The problem is, none of those things fix the real issue. None of those innovations can sustain the need we have within us to be captivated by the holiness of God. Narrowing a local church toward one specific “affinity” doesn’t fix the issue. Nor can lattes, guitar riffs, or fog machines demand our eternal gaze. Bang the drums louder, play the violins sweeter, set the ambiance to “spiritual,” dress more casual, speak more hipster, and crank the amps to 11. 

But, what’s flashy to the culture today winds up in the landfill tomorrow. Even worse, most churches that try to be flashy always seem to be two steps behind cultural flashiness anyway and thus come across as hokey and out of date. Some churches are a little better in terms of worldly flashiness, but this is not a compliment. Churches long to be “relevant” but many have forgotten that the infinitely holy triune One is the epitome of relevancy. Some perhaps never knew it in the first place. Apart from Him, nothing matters. 

Customizable Worship

Many local churches today (not all mind you!) have created an environment in which people feel they cannot worship unless the outward circumstances are customized. “I just can’t sing those old songs, they are boring and outdated.” “I just can’t sing this new stuff, it doesn’t feel like worship.” We live as though emotive stimulation is more important than truth. 

We have become too consumeristic in our worship practices. We are bored with God. The family minivan pulls up to a church drive-through window: “Hi, yes, I’d like to order a 15-minute practical sermon, also something great for the kids, uplifting music (in which we get to define what is uplifting, of course), and also we’d like to have multiple services so we can find a time most convenient for us to attend when we want. Thanks!” 

Too many churches have responded by scrambling over the top of themselves to accommodate these demands. Too many churches have become just another business model. CEOs have replaced pastors. Consumers have replaced congregants. Amusement has replaced holiness. 

We have an awe problem. We are enamored with the shiny fool’s gold all the while the creatures around God’s Holy throne, day and night, never cease to say: Holy, holy, holy. The very thing we must show people, the one thing that cannot be outdone by the church, movie theater, or strip club down the street, the chief object for which our hearts were made, “it” if you will, is the holiness of our triune God. 

Therefore, we dare not customize our churches to fit the desires of carnal men.

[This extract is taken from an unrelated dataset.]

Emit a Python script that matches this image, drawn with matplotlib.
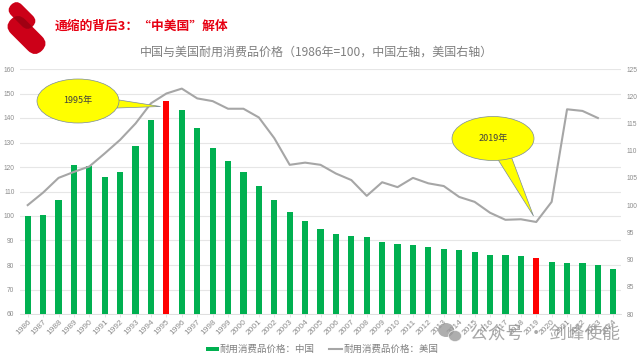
import matplotlib
matplotlib.use('Agg')
import matplotlib.pyplot as plt
from matplotlib.patches import Ellipse, FancyBboxPatch, Polygon
from matplotlib.transforms import Affine2D

plt.rcParams['font.family'] = ['Noto Sans CJK SC', 'DejaVu Sans']

years = list(range(1986, 2025))
china = [100, 100.5, 106.5, 121, 120.5, 116, 118, 128.5, 139.3, 146.8,
         143.3, 136, 127.8, 122.3, 118, 112.3, 106.5, 101.8, 98, 94.8,
         92.7, 92, 91.5, 89.2, 88.7, 88, 87.2, 86.5, 86, 85.2,
         84, 84, 83.7, 82.7, 81.3, 80.8, 80.8, 80, 78.3]
usa = [100, 102.3, 105, 106.1, 107.1, 109.5, 112, 115, 118.7, 120.5,
       121.4, 119.6, 119.1, 117.7, 117.7, 116.1, 112.3, 107.4, 107.8, 107.4,
       105.8, 104.6, 101.7, 104.2, 103.3, 105, 104, 103.5, 101.5, 100.6,
       98.6, 97.3, 97.4, 96.9, 100.6, 117.6, 117.3, 116]
usa_years = years[:len(usa)]
highlight = [1995, 2019]
left_ticks = list(range(60, 170, 10))
right_ticks = list(range(80, 130, 5))

GREEN = '#00b050'
GREY = '#a6a6a6'
TICK = '#8c8c8c'
TICK_FONT = 'Liberation Sans'

fig = plt.figure(figsize=(6.4, 3.6), dpi=100)

# main axes, placed in pixels
ax = fig.add_axes([20 / 640, 1 - 314 / 360, 601 / 640, 245 / 360])
colors = ['#ff0000' if y in highlight else GREEN for y in years]
ax.bar(years, china, width=0.4, color=colors, zorder=2)
ax.set_xlim(1985.5, 2024.5)
ax.set_ylim(60, 160)
ax.set_yticks(left_ticks)
ax.set_xticks(years)
ax.set_xticklabels(years, rotation=45, ha='right', rotation_mode='anchor', family=TICK_FONT)
for lab in ax.get_yticklabels():
    lab.set_family(TICK_FONT)
ax.tick_params(axis='y', length=0, labelsize=4.8, labelcolor=TICK, pad=4)
ax.tick_params(axis='x', length=2, width=0.5, color='#d9d9d9', labelsize=6, labelcolor=TICK, pad=1)
ax.grid(axis='y', color='#e6e6e6', linewidth=0.8, zorder=0)
ax.set_axisbelow(True)
for s in ['top', 'left', 'right']:
    ax.spines[s].set_visible(False)
ax.spines['bottom'].set_color('#d9d9d9')
ax.spines['bottom'].set_linewidth(0.6)

ax2 = ax.twinx()
ax2.plot(usa_years, usa, color=GREY, linewidth=1.5, zorder=3)
ax2.set_ylim(80, 125)
ax2.set_yticks(right_ticks)
for lab in ax2.get_yticklabels():
    lab.set_family(TICK_FONT)
ax2.tick_params(axis='y', length=0, labelsize=4.8, labelcolor=TICK, pad=4)
for s in ax2.spines.values():
    s.set_visible(False)

# overlay in pixel coordinates for logo, callouts, watermark
ov = fig.add_axes([0, 0, 1, 1], zorder=5)
ov.set_xlim(0, 640)
ov.set_ylim(360, 0)
ov.axis('off')
ov.patch.set_alpha(0)


def pill(cx, cy, length, thick, color='#cc0018'):
    p = FancyBboxPatch((-length / 2, -thick / 2), length, thick,
                       boxstyle='round,pad=0,rounding_size=%f' % (thick / 2),
                       fc=color, ec='none')
    p.set_transform(Affine2D().rotate_deg(45).translate(cx, cy) + ov.transData)
    ov.add_patch(p)
    return p


pill(22, 15.5, 30.5, 15)
lower = pill(26.5, 35, 44, 20)
# darker overlap of the two bars
overlap = pill(22, 15.5, 30.5, 15, color='#a00012')
overlap.set_clip_path(lower.get_path(), lower.get_transform())

ov.text(55, 26, '通缩的背后3\uff1a“中美国”解体', color='#e60012', fontsize=9.2,
        fontweight='bold', va='center', ha='left')
ov.text(316.5, 52.5, '中国与美国耐用消费品价格\uff081986年=100\uff0c中国左轴\uff0c美国右轴\uff09',
        color='#7f7f7f', fontsize=8.65, va='center', ha='center')

# callouts
ov.add_patch(Polygon([(119, 100), (160.5, 106.5), (117, 108)], fc='#ffff00', ec='#7a8a9a', lw=0.5, zorder=2))
ov.add_patch(Ellipse((78, 101), 82, 44, fc='#ffff00', ec='#7a8a9a', lw=0.5, zorder=3))
ov.text(78, 101, '1995年', fontsize=6.5, color='#404040', ha='center', va='center', zorder=4)
ov.add_patch(Polygon([(497, 158), (533.5, 216), (511, 156)], fc='#ffff00', ec='#7a8a9a', lw=0.5, zorder=2))
ov.add_patch(Ellipse((493, 138.5), 82, 44, fc='#ffff00', ec='#7a8a9a', lw=0.5, zorder=3))
ov.text(493, 138.5, '2019年', fontsize=6.5, color='#404040', ha='center', va='center', zorder=4)

# legend drawn by hand to sit at the exact spot
ov.add_patch(plt.Rectangle((206, 347), 13, 4, fc=GREEN, ec='none'))
ov.text(220, 349, '耐用消费品价格\uff1a中国', color='#7f7f7f', fontsize=6.8, va='center')
ov.plot([329, 342], [349, 349], color=GREY, lw=1.5)
ov.text(343, 349, '耐用消费品价格\uff1a美国', color='#7f7f7f', fontsize=6.8, va='center')

# watermark
ov.add_patch(Ellipse((446, 330), 16, 14, fc='#9a9a9a', ec='none', alpha=0.8))
ov.add_patch(Ellipse((455, 336), 13, 11, fc='#9a9a9a', ec='white', lw=0.5, alpha=0.8))
ov.text(470, 334, '公众号 · 剑峰使能', color='#8c8c8c', alpha=0.75, fontsize=12.8, va='center', ha='left')

fig.savefig('out.png', dpi=100)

We shape our church based on Scripture. Christ is King. We let the Bible tell us what is relevant and what is not. And we see that continually jumping off the pages of Holy Writ is a God who is holy, holy, holy. I am not suggesting the lights and smoke and man-eating sharks with laser beams attached to their heads are sinful in and of themselves. I am saying they are sinful when we hold those things up as a replacement or even helpful addition to the unspeakable, untamable, unblemishable, unmatchable, unquestionable, uncontainable, unchangeable, uncompromising, unapproachable, unborable holiness of God. We must give the people more of God as He has revealed Himself to us in His word. 

At best, we have a misguided zeal when we seek to replace or detract from the holiness of God in order to win people to Christianity. And that’s at best. Too often it’s much worse than that. Essentially, we participate in rank idolatry as we dismiss the holiness of God, yielding to the whims of fallen man. When we, intentionally or unintentionally, pursue diminishing, replacing, or corrupting God’s holiness in any way, this directly affects the gospel. There is no gospel apart from a holy God. And there is no salvation apart from the gospel.